FIVE Nobel Prizes in SCIENCE!

I read this newspaper called the Capital Press. It is one of the few West Coast independents left. It is based in Eugene, Oregon, comes out twice a week weekly, and reports on agriculture and such things. In yesterday’s mailing we got one of those advertising inserts that comes from another planet. I wrote about the “chemtrails” guy last year, and this new stuff is right up there. Here’s one of the best lines:

Highly-engineered and computer-driven, this immune-modulator has earned five Nobel prizes in science.

Dude! An immune-modulator! I gotta get me one!

The stuff they are selling on this professional-looking 8-1/2 x 11 two-sided glossy sheet is an aerosol supplement called Liquid Gold Rx. They list the 38 ingredients thusly:

alfalfa, wild celery, anise, lemon balm, basil, greater burdock, celery, dill, hyssop, rock weed, fennel, ginger, cola nitida, marjoram, great mullein, Abyssinian myrrh, parsley, dog-rose, rosemary, saffron crocus, sage, elder, tea plant, garden thyme, turmeric, verbena, white willow, black cherry, yarrow, garlic, artichoke, motherwort, hop, red raspberry, hawthorn, elecampane, fennel bulbs, juniper

They feed alfalfa to cattle.

Just sayin’.

I suppose we all want to be immunized from the dangers of living.
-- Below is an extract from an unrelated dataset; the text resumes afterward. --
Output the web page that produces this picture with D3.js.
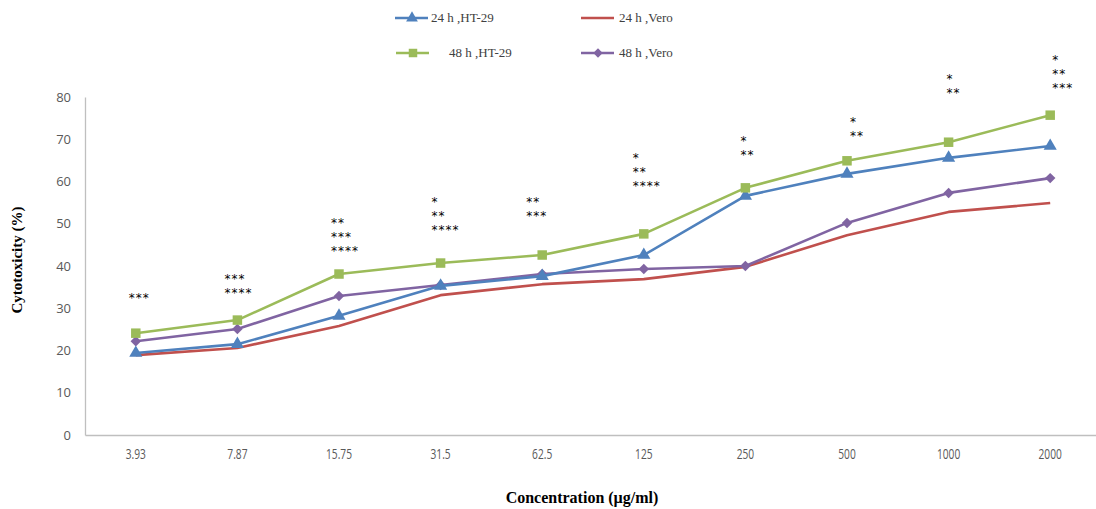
<!DOCTYPE html>
<html><head><meta charset="utf-8">
<script src="https://cdn.jsdelivr.net/npm/d3@7"></script>
<style>body{margin:0;background:#fff}svg{display:block}</style>
</head><body>
<svg id="c" width="1096" height="509"></svg>
<script>
const categories = ["3.93","7.87","15.75","31.5","62.5","125","250","500","1000","2000"];
const ht29_24h = [19.4,21.5,28.2,35.3,37.6,42.6,56.6,61.8,65.6,68.4];
const vero_24h = [18.9,20.6,25.8,33.1,35.7,36.9,39.8,47.3,52.8,54.9];
const ht29_48h = [24.1,27.2,38.1,40.7,42.6,47.6,58.5,64.9,69.3,75.7];
const vero_48h = [22.2,25.1,32.9,35.5,38.1,39.3,40.0,50.2,57.3,60.8];
const yTicks = [0,10,20,30,40,50,60,70,80];
const annotations = [["***"],["***","****"],["**","***","****"],["*","**","****"],["**","***"],["*","**","****"],["*","**"],["*","**"],["*","**"],["*","**","***"]];
const annotationTop = [32.7,37.2,50.4,55.4,55.4,65.8,69.8,74.3,84.5,89.0];
const annotationDx = [-7,-13,-8,-9,-16,-11,-5,3,-2,2];

const svg = d3.select("#c");
const x = d3.scaleBand().domain(categories).range([85,1101]);
const y = d3.scaleLinear().domain([0,80]).range([435,97]);
const cx = c => x(c) + x.bandwidth()/2;

// axes
const gy = svg.append("g").attr("transform","translate(85,0)")
  .call(d3.axisLeft(y).tickValues(yTicks).tickSize(0).tickPadding(14));
gy.select(".domain").attr("stroke","#bfbfbf").attr("stroke-width",1.3);
gy.selectAll("text").attr("fill","#595959").style("font-family","Open Sans, sans-serif").style("font-size","13px");
const gx = svg.append("g").attr("transform","translate(0,435)")
  .call(d3.axisBottom(x).tickSize(0).tickPadding(13));
gx.select(".domain").attr("stroke","#bfbfbf").attr("stroke-width",1.3);
gx.selectAll("text").attr("fill","#595959").style("font-family","Open Sans, sans-serif").style("font-size","15px")
  .each(function(){ const w=this.getComputedTextLength(); d3.select(this).attr("textLength",w*0.68).attr("lengthAdjust","spacingAndGlyphs"); });

// titles
svg.append("text").attr("transform","translate(22,260) rotate(-90)").attr("text-anchor","middle")
  .style("font-family","Liberation Serif, serif").style("font-weight","bold").style("font-size","15px").attr("fill","#000").text("Cytotoxicity (%)");
svg.append("text").attr("x",582).attr("y",503).attr("text-anchor","middle")
  .style("font-family","Liberation Serif, serif").style("font-weight","bold").style("font-size","16px").attr("fill","#000").text("Concentration (µg/ml)");

const diamond = {draw(ctx,size){const r=Math.sqrt(size/2); ctx.moveTo(0,-r); ctx.lineTo(r,0); ctx.lineTo(0,r); ctx.lineTo(-r,0); ctx.closePath();}};
const series = [
  {name:"24 h ,HT-29", vals:ht29_24h, color:"#4F81BD", sym:d3.symbolTriangle, size:75},
  {name:"24 h ,Vero", vals:vero_24h, color:"#C0504D", sym:null},
  {name:"48 h ,HT-29", vals:ht29_48h, color:"#9BBB59", sym:d3.symbolSquare, size:90},
  {name:"48 h ,Vero", vals:vero_48h, color:"#8064A2", sym:diamond, size:55}
];
const drawOrder = [1,3,0,2];
const line = d3.line().x((d,i)=>cx(categories[i])).y(d=>y(d));
drawOrder.forEach(k=>{
  const s = series[k];
  svg.append("path").datum(s.vals).attr("d",line).attr("fill","none")
    .attr("stroke",s.color).attr("stroke-width",2.6).attr("stroke-linejoin","round");
  if (s.sym) {
    svg.selectAll(null).data(s.vals).enter().append("path")
      .attr("d",d3.symbol().type(s.sym).size(s.size))
      .attr("transform",(d,i)=>`translate(${cx(categories[i])},${y(d)})`)
      .attr("fill",s.color);
  }
});

// annotations
annotations.forEach((lines,i)=>{
  const ax = cx(categories[i])+annotationDx[i];
  const t = svg.append("text").attr("x",ax).attr("y",y(annotationTop[i])+5)
    .style("font-family","DejaVu Sans, sans-serif").style("font-size","12px").style("letter-spacing","1px").attr("fill","#000");
  lines.forEach((l,j)=>t.append("tspan").attr("x",ax).attr("dy", j===0?0:14).text(l));
});

// legend
const legPos = [[395,18,431],[581,18,619],[396,53,449],[581,53,619]];
series.forEach((s,k)=>{
  const [lx,ly,tx] = legPos[k];
  svg.append("line").attr("x1",lx).attr("x2",lx+33).attr("y1",ly).attr("y2",ly).attr("stroke",s.color).attr("stroke-width",2.6);
  if (s.sym) svg.append("path").attr("d",d3.symbol().type(s.sym).size(s.size*0.8)).attr("transform",`translate(${lx+17},${ly})`).attr("fill",s.color);
  svg.append("text").attr("x",tx).attr("y",ly+4).style("font-family","Liberation Serif, serif").style("font-size","13px").attr("fill","#404040").text(s.name);
});
</script>
</body></html>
And this aerosol supplement—yes you really do spray it in your mouth, 4x daily—will fight off the toxins and replace it with all the goodness from the “eleven herbs and spices.”

Here’s how it works:

Upon contact with your saliva, the body immediately recognizes LGRx as the perfect, uncontaminated superfood and opens the blood vessels. The liver responds by removing the toxins you’ve taken in from your blood . . .

You know, the usual stuff. But at least they’re honest:

Every individual varies, but within 30 to 60 days, everyone will have his or her own unique experience to share.

Yes. That is exactly what will happen. Every person will have a unique experience. Whether they want to share them is another matter, in fact several may want to when they discover they’ve been ripped off.

One side of the sheet is almost entirely devoted to glyphosate (the stuff in Round-up) and how this fabulous product neutralizes the negative effects of exposure to herbicides. Targeting their ag-oriented audience, I’m sure.

Snake oil is alive and well in the American West.